Continuing the discussion from EU chooses Fedora for their "EU OS":

Continuing the discussion from EU chooses Fedora for their "EU OS":

You would have thought they’d have gone with SuSE, tbh.

One thing I didn’t see in the earlier discussion…

The GitLab mentions ‘atomic distro’, so combining that with KDE Plasma makes me think it’ll be based on Fedora Kinoite.

For public employees, I can see why Plasma would be a much better choice than GNOME. I would’ve thought something like Cinnamon would’ve been simpler/better for public employees, due to the complexity of Plasma, but there’s no Fedora Atomic using the Cinnamon desktop.

(I know some experienced Linux users don’t consider Plasma complicated, but we’re talking here about users who will have never seen Linux before)

There are atomics for Budgie and a few others, but I think they need something well-supported and frequently updated, so Plasma makes sense due to the support behind it.

I can especially see why atomic would make sense: to protect the install from employees who might find sudo scripts online and try to paste them into the terminal. It’s for the best if those workers don’t have sudo rights.

It’s interesting that some EU-based distro isn’t being used.
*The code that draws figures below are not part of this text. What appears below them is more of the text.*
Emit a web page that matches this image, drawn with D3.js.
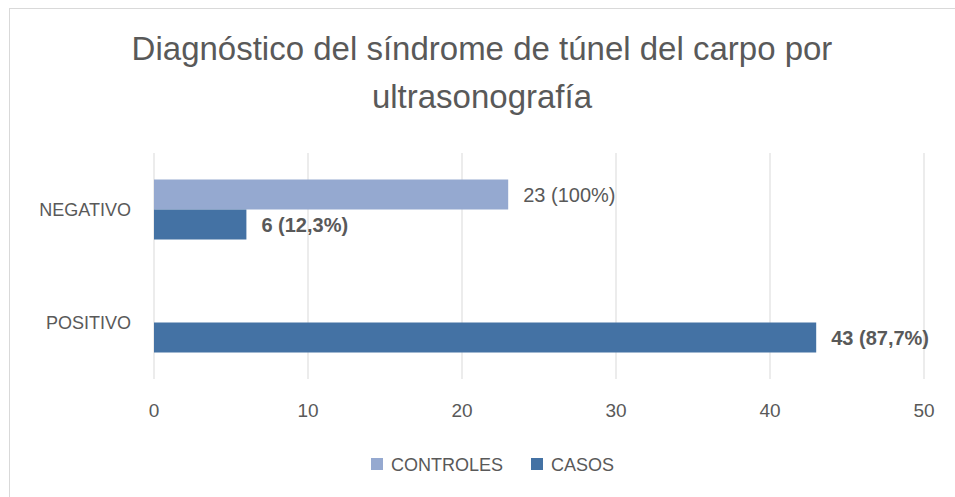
<!DOCTYPE html>
<html>
<head>
<meta charset="utf-8">
<script src="https://cdn.jsdelivr.net/npm/d3@7"></script>
<style>
  body { margin: 0; background: #fff; }
  svg text { font-family: "Liberation Sans", Arial, sans-serif; fill: #595959; }
</style>
</head>
<body>
<div id="chart"></div>
<script>
// data
const categories = ["NEGATIVO", "POSITIVO"];
const seriesNames = ["CONTROLES", "CASOS"];
const controles = [23, null];
const casos = [6, 43];
const labelsControles = ["23 (100%)", ""];
const labelsCasos = ["6 (12,3%)", "43 (87,7%)"];
const ticks = [0, 10, 20, 30, 40, 50];
const colors = ["#95A9D0", "#4472A4"];

const width = 955, height = 497;
const margin = {top: 153, right: 31, bottom: 118, left: 154};

const svg = d3.select("#chart").append("svg")
    .attr("width", width)
    .attr("height", height);

// chart frame (right and bottom edges fall outside the picture)
svg.append("rect")
    .attr("x", 9.5).attr("y", 8.5)
    .attr("width", 960).attr("height", 500)
    .attr("fill", "none")
    .attr("stroke", "#d9d9d9");

// title
const title = svg.append("text")
    .attr("text-anchor", "middle")
    .attr("font-size", 33);
title.append("tspan").attr("x", 482).attr("y", 60)
    .text("Diagnóstico del síndrome de túnel del carpo por");
title.append("tspan").attr("x", 482).attr("y", 108)
    .text("ultrasonografía");

const x = d3.scaleLinear()
    .domain([0, 50])
    .range([margin.left, width - margin.right]);

const y = d3.scaleBand()
    .domain(categories)
    .range([margin.top, height - margin.bottom]);

const ySub = d3.scaleBand()
    .domain(seriesNames)
    .range([0, 60]);

// gridlines
svg.append("g")
    .selectAll("line")
    .data(ticks)
    .join("line")
    .attr("x1", d => x(d)).attr("x2", d => x(d))
    .attr("y1", margin.top).attr("y2", height - margin.bottom)
    .attr("stroke", "#d9d9d9")
    .attr("stroke-width", 1);

// x tick labels
svg.append("g")
    .selectAll("text")
    .data(ticks)
    .join("text")
    .attr("x", d => x(d))
    .attr("y", 417)
    .attr("text-anchor", "middle")
    .attr("font-size", 19)
    .text(d => d);

// category labels
svg.append("g")
    .selectAll("text")
    .data(categories)
    .join("text")
    .attr("x", 131)
    .attr("y", d => y(d) + y.bandwidth() / 2 + 6)
    .attr("text-anchor", "end")
    .attr("font-size", 18)
    .text(d => d);

// bars
const rows = [];
categories.forEach((c, i) => {
    rows.push({cat: c, series: "CONTROLES", value: controles[i], label: labelsControles[i], bold: false});
    rows.push({cat: c, series: "CASOS", value: casos[i], label: labelsCasos[i], bold: true});
});

const barTop = d => y(d.cat) + (y.bandwidth() - 60) / 2 + ySub(d.series);

svg.append("g")
    .selectAll("rect")
    .data(rows.filter(d => d.value != null))
    .join("rect")
    .attr("x", x(0))
    .attr("y", barTop)
    .attr("width", d => x(d.value) - x(0))
    .attr("height", ySub.bandwidth())
    .attr("fill", d => colors[seriesNames.indexOf(d.series)]);

// value labels
svg.append("g")
    .selectAll("text")
    .data(rows.filter(d => d.value != null))
    .join("text")
    .attr("x", d => x(d.value) + 15)
    .attr("y", d => barTop(d) + ySub.bandwidth() / 2 + 7)
    .attr("font-size", 20)
    .attr("font-weight", d => d.bold ? "bold" : "normal")
    .text(d => d.label);

// legend
const legend = svg.append("g")
    .selectAll("g")
    .data(seriesNames)
    .join("g")
    .attr("transform", (d, i) => `translate(${[371, 531][i]}, 458)`);
legend.append("rect")
    .attr("width", 12).attr("height", 12)
    .attr("fill", (d, i) => colors[i]);
legend.append("text")
    .attr("x", 20).attr("y", 13)
    .attr("font-size", 18)
    .text(d => d);
</script>
</body>
</html>
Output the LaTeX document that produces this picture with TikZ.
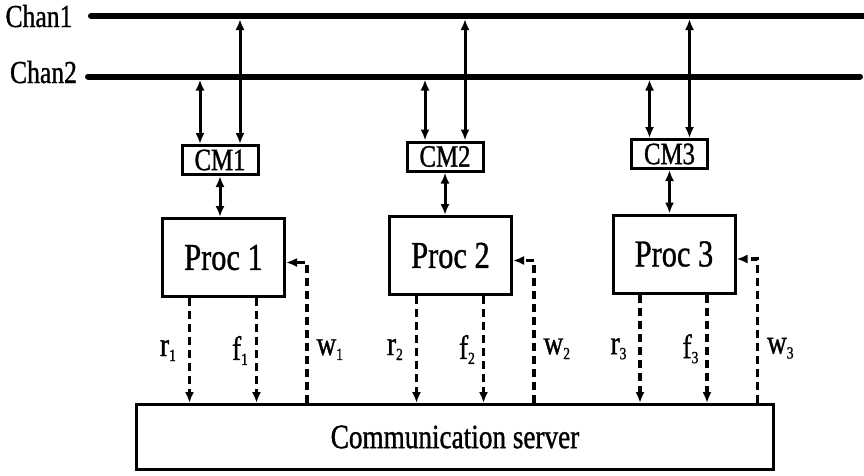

Apart from the obvious SUSE in Germany, there’s also Mint and Zorin in Ireland, and there are probably other EU-based distros I’m not familiar with.

Unless Plasma has Session Restore under Wayland, I’m not sure how anyone could consider it in a business.

Plasma is meant to be implementing ‘true’ session restore (as opposed to what they are admitting is currently ‘fake’ session restore) in an upcoming Plasma 6 update.

I think EU OS will take some time, so it’s reasonable to think true session restore will be in place by the time EU OS makes headway.

The reason I say it will take some time, is because I worked in the public sector before and know how slow and bureaucratic it can be. It can take years to implement any kind of new technology, so in all likelihood EU OS will need some time before it’ll be used by public institutions. There’s bound to be multiple updates in the meantime.